=== STATED GOAL ===
Show every line of the records below that contains the word "this".

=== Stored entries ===

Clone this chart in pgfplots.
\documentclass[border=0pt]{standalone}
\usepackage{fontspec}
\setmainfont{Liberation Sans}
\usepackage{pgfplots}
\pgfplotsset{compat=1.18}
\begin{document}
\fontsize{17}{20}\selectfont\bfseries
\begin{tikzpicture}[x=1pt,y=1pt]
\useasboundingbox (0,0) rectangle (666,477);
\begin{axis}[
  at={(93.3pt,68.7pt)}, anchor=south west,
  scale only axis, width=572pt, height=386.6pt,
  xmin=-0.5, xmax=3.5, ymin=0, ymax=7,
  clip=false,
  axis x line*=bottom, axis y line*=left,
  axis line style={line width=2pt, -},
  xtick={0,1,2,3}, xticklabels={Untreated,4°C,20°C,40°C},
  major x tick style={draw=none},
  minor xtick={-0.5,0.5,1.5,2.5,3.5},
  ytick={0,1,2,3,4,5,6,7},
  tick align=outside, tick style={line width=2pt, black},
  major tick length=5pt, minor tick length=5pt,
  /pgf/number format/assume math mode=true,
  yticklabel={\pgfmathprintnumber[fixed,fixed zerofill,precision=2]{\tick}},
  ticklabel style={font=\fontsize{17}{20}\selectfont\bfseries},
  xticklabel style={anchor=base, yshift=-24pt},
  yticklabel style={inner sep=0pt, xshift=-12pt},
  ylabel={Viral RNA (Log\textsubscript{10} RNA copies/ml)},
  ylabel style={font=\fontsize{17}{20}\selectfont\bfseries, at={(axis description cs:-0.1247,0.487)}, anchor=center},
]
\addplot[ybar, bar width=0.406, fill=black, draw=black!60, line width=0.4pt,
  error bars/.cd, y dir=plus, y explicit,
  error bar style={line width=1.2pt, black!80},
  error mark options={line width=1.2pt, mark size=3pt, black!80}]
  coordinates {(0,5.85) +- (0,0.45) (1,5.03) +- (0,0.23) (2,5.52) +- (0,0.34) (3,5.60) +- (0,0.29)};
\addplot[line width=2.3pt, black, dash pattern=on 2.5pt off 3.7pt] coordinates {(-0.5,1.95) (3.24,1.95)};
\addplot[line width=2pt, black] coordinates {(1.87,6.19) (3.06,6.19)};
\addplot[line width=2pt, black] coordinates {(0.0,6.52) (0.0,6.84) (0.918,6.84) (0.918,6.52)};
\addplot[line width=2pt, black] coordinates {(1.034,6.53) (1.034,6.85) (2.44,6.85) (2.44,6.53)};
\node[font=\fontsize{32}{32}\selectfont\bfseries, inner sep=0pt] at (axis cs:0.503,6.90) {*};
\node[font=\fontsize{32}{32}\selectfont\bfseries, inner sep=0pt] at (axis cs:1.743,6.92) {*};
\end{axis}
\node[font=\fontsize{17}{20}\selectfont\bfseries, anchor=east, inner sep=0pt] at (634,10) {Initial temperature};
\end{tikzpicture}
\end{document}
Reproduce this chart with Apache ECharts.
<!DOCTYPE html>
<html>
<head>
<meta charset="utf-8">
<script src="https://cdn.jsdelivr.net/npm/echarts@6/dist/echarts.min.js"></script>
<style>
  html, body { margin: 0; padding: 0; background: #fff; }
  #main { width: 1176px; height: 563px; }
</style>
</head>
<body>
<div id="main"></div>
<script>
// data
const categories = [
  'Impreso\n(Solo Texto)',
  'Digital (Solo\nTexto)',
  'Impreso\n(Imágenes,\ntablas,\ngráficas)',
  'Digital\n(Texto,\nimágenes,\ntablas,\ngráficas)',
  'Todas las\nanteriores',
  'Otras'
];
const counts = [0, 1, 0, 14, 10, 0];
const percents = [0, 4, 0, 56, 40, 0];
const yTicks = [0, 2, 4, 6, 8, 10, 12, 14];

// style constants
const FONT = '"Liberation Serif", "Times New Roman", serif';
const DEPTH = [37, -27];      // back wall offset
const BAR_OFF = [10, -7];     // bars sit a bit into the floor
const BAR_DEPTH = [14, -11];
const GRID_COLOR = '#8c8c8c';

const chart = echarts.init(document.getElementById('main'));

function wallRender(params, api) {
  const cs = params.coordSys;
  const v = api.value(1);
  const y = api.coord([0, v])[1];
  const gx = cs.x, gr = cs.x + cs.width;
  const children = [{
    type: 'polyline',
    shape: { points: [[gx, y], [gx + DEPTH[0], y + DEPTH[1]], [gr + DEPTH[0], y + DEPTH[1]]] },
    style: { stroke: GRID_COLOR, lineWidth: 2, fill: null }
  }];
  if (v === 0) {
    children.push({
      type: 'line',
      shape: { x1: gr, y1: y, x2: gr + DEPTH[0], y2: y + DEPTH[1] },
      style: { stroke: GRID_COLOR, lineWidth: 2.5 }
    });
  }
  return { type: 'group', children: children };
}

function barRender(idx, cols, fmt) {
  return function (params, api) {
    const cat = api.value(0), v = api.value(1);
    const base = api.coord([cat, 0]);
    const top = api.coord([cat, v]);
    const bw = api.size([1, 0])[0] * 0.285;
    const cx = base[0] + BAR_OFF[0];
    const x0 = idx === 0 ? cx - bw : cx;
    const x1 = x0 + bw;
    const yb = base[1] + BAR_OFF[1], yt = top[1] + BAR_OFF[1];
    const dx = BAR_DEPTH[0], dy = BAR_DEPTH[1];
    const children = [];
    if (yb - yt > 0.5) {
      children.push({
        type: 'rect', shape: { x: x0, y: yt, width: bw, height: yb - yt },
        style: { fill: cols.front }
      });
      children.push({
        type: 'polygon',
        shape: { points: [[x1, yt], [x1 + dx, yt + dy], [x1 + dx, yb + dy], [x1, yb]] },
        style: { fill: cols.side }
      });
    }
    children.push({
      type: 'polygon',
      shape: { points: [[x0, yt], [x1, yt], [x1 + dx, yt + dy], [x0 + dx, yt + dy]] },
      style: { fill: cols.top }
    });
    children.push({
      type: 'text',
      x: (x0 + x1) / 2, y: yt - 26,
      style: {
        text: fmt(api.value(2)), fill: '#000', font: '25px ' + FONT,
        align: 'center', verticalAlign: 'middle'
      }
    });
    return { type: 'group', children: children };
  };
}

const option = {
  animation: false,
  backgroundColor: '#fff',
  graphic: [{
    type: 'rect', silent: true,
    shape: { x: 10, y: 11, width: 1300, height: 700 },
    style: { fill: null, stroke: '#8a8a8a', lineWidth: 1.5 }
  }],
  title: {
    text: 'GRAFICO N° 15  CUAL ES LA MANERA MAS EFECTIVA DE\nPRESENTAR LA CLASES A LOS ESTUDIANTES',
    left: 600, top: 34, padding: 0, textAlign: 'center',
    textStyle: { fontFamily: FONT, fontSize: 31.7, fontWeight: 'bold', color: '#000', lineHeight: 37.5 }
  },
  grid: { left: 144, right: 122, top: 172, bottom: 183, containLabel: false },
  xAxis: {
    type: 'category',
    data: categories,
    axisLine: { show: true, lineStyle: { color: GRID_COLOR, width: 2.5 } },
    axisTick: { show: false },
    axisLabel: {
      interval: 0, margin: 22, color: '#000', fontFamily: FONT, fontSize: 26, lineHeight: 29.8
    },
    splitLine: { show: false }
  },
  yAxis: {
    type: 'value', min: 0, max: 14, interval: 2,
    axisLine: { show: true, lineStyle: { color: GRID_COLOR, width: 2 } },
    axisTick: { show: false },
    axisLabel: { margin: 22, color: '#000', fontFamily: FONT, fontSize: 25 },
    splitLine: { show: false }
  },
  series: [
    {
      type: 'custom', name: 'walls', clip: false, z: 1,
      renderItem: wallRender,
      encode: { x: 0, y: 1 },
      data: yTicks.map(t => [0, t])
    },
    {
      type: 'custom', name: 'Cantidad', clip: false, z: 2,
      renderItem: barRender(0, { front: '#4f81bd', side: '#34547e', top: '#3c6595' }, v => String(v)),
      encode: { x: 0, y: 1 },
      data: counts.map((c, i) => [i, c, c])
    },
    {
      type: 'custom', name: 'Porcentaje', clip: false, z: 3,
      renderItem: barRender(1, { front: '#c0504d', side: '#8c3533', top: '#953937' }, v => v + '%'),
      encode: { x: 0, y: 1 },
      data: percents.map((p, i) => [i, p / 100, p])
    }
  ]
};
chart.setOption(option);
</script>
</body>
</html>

=== THE RESPONSE ===
Clone this chart in pgfplots.
Reproduce this chart with Apache ECharts.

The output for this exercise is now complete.